#### Problem statement
Starting at the first line of the data, print each line verbatim up to and including the line bearing "45.85, 45.35, 42.4, 41.65, 40.6, 39.7, 37.9, 36.95, 35.55, 34.1]", omitting pictures.

#### Provided material
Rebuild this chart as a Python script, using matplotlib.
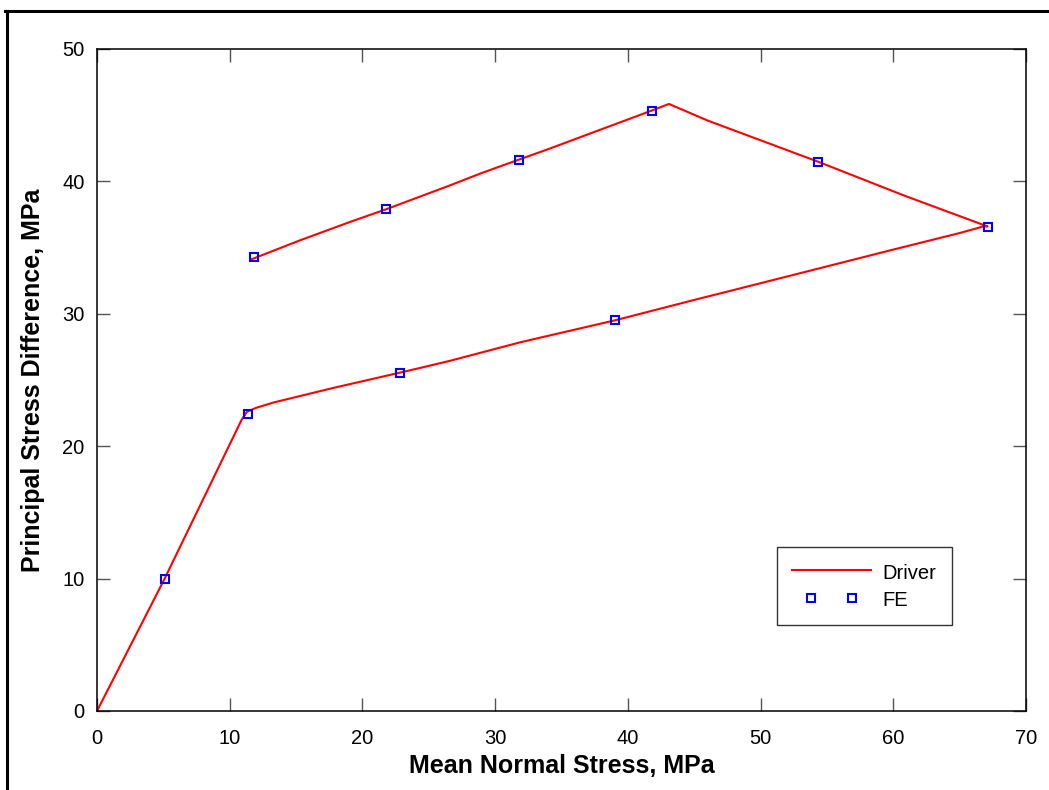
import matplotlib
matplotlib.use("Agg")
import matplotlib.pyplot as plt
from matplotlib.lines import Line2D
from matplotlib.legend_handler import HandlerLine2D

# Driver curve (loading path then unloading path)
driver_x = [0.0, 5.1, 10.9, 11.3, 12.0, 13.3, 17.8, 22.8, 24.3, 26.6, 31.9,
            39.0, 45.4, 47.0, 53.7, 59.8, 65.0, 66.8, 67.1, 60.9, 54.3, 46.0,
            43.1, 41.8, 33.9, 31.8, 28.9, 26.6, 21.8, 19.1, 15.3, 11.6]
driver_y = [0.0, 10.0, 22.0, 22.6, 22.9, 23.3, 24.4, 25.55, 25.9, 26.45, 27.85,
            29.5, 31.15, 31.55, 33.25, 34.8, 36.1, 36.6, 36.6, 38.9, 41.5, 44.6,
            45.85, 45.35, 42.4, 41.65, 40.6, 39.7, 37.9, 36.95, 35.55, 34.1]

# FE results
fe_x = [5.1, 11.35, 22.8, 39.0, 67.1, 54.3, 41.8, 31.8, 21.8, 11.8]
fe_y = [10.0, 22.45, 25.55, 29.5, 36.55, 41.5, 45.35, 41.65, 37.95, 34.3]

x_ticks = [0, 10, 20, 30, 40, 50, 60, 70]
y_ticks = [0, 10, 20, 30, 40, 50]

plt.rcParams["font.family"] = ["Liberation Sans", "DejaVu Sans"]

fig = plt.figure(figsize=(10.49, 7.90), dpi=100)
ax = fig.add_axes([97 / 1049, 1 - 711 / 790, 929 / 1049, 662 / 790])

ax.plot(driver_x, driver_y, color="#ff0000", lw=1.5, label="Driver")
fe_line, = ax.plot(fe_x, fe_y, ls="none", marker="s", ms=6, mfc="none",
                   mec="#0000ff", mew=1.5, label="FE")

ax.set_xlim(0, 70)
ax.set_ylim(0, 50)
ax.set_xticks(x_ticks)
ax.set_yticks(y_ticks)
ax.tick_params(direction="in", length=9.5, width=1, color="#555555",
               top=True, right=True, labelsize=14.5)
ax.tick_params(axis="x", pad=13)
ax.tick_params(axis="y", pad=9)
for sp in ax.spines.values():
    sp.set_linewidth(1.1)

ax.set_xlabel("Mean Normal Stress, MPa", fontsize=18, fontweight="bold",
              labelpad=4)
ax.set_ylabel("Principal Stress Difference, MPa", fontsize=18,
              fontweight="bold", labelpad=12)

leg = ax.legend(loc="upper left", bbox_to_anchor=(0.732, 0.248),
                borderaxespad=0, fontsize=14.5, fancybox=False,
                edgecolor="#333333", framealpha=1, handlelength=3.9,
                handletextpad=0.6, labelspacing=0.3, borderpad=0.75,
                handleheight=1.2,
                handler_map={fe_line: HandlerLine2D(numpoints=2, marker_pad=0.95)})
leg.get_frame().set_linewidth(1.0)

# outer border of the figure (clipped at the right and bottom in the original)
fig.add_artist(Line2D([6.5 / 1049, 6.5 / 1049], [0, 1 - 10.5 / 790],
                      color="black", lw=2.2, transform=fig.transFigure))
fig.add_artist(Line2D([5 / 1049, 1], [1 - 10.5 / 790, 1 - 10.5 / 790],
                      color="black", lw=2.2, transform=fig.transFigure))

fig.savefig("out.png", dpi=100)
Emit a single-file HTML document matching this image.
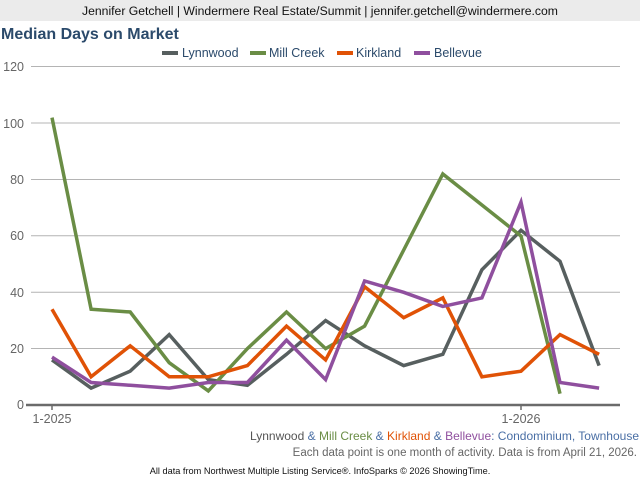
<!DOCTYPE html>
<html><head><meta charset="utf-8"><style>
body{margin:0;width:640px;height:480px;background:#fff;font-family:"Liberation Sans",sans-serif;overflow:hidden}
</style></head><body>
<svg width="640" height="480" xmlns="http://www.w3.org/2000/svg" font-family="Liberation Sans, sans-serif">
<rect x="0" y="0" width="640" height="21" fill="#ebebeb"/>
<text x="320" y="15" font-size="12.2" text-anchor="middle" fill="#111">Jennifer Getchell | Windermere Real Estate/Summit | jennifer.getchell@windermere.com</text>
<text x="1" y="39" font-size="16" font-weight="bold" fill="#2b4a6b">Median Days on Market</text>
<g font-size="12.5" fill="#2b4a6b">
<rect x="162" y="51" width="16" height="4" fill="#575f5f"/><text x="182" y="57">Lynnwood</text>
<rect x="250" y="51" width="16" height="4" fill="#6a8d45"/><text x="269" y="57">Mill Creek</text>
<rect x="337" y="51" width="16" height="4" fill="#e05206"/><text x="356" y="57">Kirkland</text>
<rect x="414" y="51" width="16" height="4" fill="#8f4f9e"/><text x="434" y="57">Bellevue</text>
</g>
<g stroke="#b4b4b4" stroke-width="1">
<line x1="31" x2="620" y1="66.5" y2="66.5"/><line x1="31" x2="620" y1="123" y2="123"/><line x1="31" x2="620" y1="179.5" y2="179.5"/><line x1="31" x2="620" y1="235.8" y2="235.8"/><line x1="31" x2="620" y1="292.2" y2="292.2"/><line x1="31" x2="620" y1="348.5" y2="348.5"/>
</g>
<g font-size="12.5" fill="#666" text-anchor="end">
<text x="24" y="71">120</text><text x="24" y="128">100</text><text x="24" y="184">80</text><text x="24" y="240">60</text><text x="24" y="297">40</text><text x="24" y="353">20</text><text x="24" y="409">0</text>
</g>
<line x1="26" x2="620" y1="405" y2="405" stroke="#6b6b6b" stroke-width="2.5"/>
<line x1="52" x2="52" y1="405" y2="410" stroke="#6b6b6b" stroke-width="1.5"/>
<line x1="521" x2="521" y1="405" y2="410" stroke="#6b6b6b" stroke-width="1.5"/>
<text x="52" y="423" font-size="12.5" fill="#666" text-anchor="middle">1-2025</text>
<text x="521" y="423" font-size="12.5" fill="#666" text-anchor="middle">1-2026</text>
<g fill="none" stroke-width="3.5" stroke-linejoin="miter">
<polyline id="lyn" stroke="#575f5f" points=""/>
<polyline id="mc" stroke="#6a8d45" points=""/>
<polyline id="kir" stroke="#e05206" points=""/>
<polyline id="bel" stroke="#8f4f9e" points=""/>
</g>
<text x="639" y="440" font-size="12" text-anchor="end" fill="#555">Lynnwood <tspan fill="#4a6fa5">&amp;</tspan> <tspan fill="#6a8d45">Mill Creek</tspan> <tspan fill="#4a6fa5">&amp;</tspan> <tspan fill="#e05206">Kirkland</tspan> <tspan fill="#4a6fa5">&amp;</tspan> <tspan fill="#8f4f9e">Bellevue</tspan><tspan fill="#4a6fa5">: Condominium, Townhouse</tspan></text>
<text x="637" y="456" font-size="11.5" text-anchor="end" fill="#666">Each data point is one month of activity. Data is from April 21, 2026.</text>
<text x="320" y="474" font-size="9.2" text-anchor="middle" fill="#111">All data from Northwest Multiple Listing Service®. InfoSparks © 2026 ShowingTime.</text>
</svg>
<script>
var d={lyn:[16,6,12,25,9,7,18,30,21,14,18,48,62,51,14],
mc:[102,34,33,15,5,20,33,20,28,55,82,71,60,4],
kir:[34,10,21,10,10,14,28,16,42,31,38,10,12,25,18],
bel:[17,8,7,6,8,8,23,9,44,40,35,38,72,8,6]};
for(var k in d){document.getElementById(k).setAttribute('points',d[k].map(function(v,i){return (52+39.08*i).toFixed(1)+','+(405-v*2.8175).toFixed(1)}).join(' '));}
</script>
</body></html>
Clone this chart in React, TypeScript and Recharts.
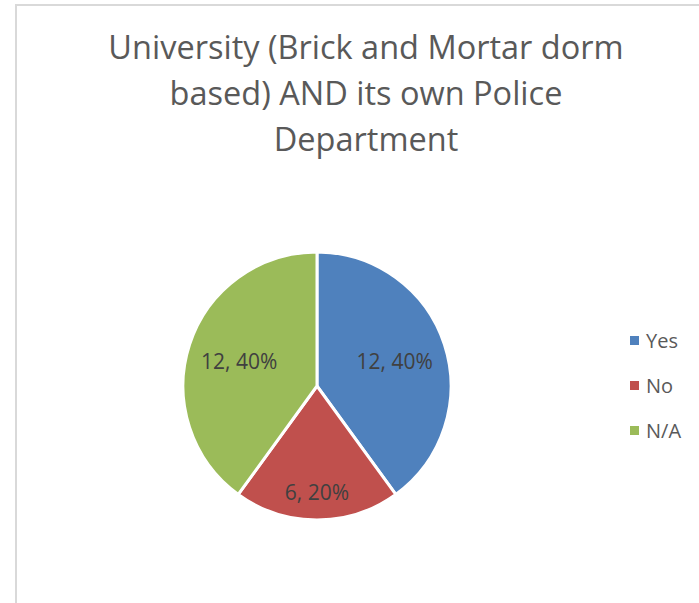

#### Task result
Rebuild this chart as a Python script, using matplotlib.
import matplotlib
matplotlib.use("Agg")
import matplotlib.pyplot as plt
from matplotlib.lines import Line2D
from matplotlib.legend_handler import HandlerLine2D

# Driver curve (loading path then unloading path)
driver_x = [0.0, 5.1, 10.9, 11.3, 12.0, 13.3, 17.8, 22.8, 24.3, 26.6, 31.9,
            39.0, 45.4, 47.0, 53.7, 59.8, 65.0, 66.8, 67.1, 60.9, 54.3, 46.0,
            43.1, 41.8, 33.9, 31.8, 28.9, 26.6, 21.8, 19.1, 15.3, 11.6]
driver_y = [0.0, 10.0, 22.0, 22.6, 22.9, 23.3, 24.4, 25.55, 25.9, 26.45, 27.85,
            29.5, 31.15, 31.55, 33.25, 34.8, 36.1, 36.6, 36.6, 38.9, 41.5, 44.6,
            45.85, 45.35, 42.4, 41.65, 40.6, 39.7, 37.9, 36.95, 35.55, 34.1]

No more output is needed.